— BEGIN Stored rows —

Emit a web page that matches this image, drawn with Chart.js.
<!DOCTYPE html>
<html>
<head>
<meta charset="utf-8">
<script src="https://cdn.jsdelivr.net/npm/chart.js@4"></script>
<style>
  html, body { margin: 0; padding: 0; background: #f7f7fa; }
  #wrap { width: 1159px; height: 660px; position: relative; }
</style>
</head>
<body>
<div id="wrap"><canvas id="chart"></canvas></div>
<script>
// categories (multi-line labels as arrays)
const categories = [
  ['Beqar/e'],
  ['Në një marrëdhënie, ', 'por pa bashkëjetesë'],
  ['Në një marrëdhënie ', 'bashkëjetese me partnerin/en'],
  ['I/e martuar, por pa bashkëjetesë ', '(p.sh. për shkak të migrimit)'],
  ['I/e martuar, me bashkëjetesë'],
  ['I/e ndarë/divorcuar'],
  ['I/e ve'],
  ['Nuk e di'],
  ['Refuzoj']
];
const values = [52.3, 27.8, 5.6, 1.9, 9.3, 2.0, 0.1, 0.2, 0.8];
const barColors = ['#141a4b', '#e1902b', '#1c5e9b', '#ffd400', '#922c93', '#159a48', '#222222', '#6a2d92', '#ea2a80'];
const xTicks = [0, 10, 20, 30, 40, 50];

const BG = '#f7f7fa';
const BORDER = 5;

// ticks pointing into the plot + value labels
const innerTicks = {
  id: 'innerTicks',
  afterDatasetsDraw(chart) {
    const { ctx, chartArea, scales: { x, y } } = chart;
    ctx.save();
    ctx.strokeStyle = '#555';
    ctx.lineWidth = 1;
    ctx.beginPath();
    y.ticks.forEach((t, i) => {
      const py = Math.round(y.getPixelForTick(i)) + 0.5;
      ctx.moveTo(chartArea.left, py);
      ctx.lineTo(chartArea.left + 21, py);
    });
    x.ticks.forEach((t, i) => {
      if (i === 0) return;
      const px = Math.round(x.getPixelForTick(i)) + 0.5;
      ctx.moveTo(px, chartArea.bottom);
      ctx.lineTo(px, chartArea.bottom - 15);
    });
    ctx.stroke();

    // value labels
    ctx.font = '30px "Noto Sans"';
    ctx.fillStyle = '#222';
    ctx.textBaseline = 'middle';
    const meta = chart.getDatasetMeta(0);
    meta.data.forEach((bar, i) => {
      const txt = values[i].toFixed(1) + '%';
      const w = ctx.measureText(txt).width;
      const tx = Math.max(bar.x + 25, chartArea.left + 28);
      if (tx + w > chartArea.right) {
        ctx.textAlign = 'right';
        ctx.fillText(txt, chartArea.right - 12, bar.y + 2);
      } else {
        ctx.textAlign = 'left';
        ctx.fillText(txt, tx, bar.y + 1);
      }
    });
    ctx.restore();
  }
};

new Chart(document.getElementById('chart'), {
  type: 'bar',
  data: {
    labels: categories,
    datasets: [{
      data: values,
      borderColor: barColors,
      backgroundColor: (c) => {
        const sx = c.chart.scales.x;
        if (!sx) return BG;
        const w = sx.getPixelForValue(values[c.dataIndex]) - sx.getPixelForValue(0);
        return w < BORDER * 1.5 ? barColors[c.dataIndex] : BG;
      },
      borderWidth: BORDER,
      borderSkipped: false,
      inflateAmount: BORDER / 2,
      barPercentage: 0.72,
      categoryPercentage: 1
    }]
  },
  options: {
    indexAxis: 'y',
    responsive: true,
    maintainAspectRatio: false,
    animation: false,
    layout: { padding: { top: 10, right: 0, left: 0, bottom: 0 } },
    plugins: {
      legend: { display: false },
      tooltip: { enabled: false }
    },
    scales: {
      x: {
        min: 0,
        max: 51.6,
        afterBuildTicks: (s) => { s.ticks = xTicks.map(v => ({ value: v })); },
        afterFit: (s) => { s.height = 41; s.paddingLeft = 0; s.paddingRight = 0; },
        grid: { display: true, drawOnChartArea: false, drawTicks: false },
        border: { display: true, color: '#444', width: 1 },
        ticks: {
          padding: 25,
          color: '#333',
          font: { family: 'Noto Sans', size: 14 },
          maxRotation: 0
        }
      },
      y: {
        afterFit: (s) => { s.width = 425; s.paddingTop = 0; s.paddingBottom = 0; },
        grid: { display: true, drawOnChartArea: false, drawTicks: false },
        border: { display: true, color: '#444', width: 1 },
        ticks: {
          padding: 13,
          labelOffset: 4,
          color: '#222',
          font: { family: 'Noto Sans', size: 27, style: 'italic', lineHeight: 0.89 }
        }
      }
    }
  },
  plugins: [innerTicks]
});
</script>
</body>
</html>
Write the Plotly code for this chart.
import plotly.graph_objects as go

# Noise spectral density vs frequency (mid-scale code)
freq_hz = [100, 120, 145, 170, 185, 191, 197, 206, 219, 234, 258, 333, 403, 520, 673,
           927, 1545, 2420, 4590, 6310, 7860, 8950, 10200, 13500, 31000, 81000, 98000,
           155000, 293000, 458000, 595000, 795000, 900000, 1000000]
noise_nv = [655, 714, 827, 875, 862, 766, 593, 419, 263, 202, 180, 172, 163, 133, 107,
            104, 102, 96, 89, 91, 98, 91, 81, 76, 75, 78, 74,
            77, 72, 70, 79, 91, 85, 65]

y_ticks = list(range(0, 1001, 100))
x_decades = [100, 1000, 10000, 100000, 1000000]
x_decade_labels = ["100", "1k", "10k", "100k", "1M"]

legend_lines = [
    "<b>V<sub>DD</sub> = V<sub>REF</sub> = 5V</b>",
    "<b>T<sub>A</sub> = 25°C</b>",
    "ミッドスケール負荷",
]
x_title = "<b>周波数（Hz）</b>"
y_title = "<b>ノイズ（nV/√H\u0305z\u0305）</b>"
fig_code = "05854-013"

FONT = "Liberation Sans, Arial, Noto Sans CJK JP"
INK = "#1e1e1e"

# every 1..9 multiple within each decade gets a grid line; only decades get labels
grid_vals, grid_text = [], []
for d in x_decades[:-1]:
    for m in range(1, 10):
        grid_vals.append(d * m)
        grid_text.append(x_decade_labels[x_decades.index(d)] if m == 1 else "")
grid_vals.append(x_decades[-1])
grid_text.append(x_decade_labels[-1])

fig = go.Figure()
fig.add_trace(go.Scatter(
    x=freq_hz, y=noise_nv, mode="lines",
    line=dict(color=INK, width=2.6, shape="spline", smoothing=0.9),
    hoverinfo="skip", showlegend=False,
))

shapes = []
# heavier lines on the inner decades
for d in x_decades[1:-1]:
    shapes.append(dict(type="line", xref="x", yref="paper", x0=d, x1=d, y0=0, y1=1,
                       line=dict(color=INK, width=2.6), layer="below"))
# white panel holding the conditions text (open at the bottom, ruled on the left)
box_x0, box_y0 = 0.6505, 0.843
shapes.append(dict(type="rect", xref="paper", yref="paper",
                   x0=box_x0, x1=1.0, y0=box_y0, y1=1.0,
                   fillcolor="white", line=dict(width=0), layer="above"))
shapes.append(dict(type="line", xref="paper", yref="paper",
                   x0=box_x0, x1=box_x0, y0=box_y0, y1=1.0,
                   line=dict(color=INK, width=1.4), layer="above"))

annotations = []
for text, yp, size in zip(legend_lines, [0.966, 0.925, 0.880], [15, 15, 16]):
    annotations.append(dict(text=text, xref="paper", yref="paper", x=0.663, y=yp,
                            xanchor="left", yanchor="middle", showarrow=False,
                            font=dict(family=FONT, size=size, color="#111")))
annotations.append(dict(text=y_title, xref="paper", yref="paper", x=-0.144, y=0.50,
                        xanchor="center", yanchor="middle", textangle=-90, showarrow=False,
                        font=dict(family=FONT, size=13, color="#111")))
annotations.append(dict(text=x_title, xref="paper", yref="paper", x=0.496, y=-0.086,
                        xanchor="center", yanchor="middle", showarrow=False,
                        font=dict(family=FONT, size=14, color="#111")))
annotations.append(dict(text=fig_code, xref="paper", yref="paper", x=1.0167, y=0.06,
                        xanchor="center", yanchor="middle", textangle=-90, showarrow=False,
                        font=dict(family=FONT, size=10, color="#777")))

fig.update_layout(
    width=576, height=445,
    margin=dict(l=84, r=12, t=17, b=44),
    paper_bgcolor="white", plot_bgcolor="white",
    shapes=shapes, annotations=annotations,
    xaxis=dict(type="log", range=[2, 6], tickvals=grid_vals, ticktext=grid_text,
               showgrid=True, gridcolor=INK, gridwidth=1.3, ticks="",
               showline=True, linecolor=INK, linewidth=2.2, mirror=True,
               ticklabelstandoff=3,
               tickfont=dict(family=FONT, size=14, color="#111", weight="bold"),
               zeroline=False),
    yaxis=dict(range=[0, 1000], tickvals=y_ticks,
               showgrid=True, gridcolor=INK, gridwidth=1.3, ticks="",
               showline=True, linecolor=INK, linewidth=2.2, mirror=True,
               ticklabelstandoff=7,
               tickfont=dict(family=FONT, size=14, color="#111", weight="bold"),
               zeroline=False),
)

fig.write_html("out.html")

— END Stored rows —

- _Instructions for the task_
Pick out the lines containing the string "this" and show them.

- _Task result_
Emit a web page that matches this image, drawn with Chart.js.
Write the Plotly code for this chart.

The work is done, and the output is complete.